Behind bars, John Hinton is active with a Christian hymn choir and Bible studies, said Shank, who also has visited him.
“Are there signs of remorse? Yes,” Shank said. “Are there indications that he doesn’t understand what he’s done? Yes.”
Even from prison, the pedophile preacher has sent letters seeking pictures of children and expressing “love” for the girls he molested, said Jimmy Hinton and the victims’ father.
Despite his father’s betrayal, Jimmy Hinton said his faith remains strong.
“But emotionally, I was destroyed,” he said. “I still struggle with the identity issue because I’m still trying to separate what was real and what was fake and what was manipulation throughout my whole childhood. I still don’t know.”
By Jimmy Hinton
1. EDUCATE KIDS: Teaching a child to say, “No, I’m telling!” is the most effective way to deter an abuser. We teach fire safety, tornado safety, pedestrian safety, etc., but not sex abuse safety.

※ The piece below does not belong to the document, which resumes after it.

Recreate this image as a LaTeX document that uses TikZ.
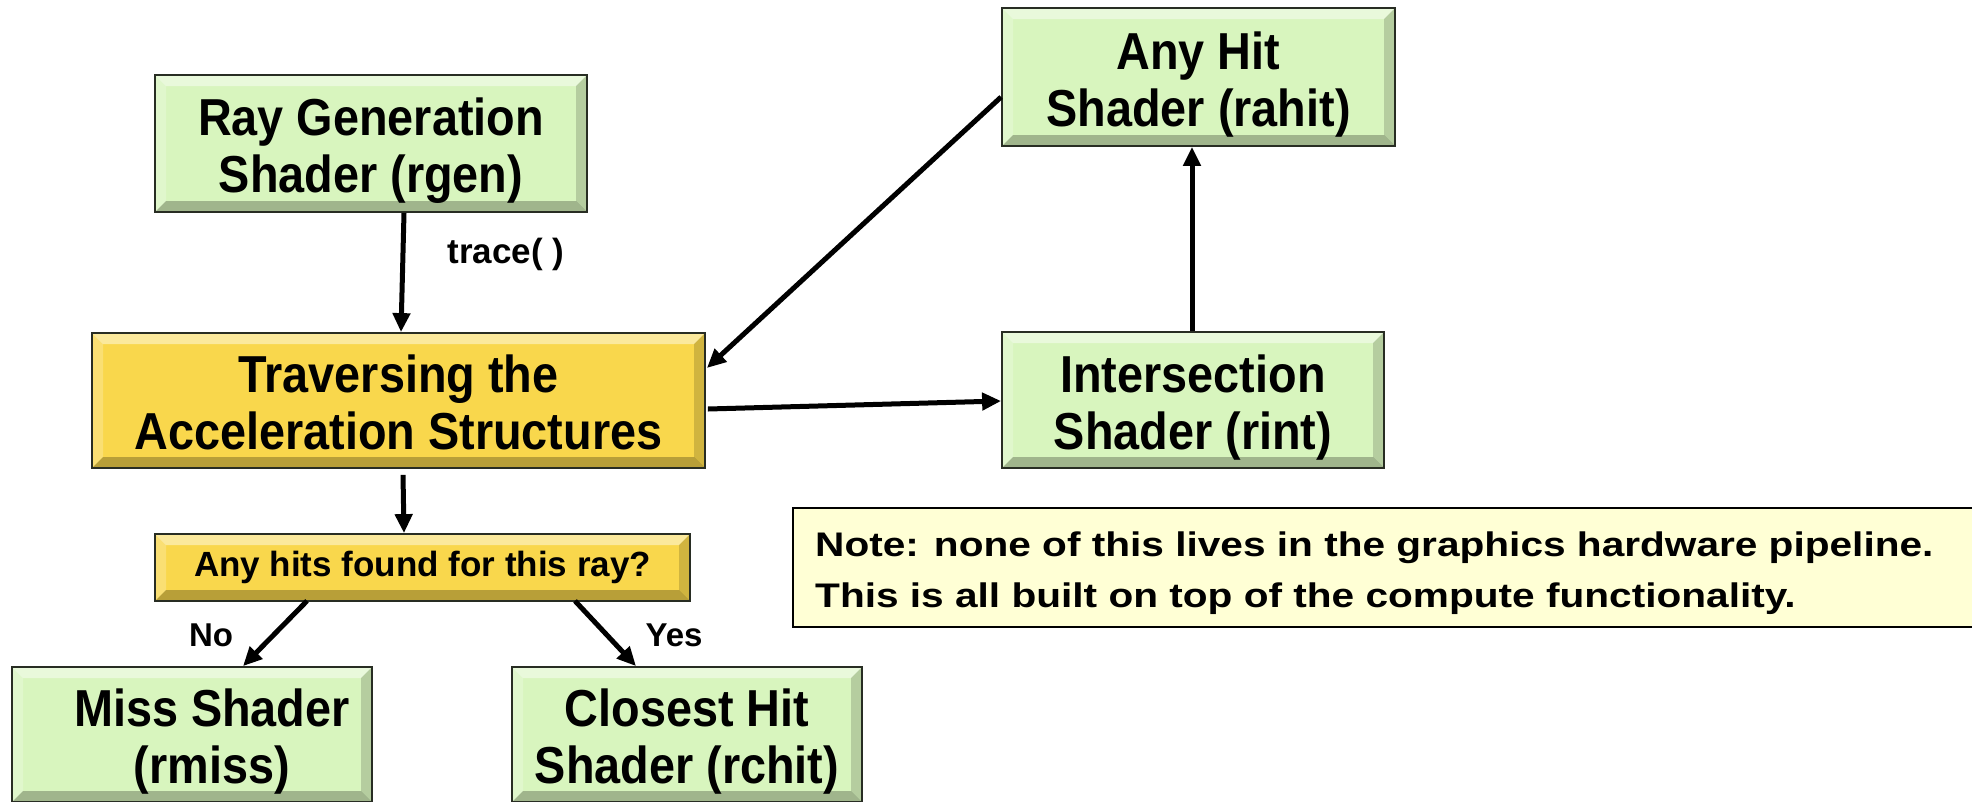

2. CREATE BOUNDARIES/ POLICIES: Parents should create appropriate boundaries for their kids and demand that schools, churches and daycares respect them. Policies must have clear guidelines for reporting suspected abuse.
3. EDUCATE ADULTS: Our Christian colleges and graduate schools are not training church leaders how to detect, prevent or deal with the aftermath of abuse. There is good reason why churches remain an easy target for abusers.
4. ACCEPT REALITY: Denial that abuse occurs in our churches has greatly multiplied the number of victims being abused.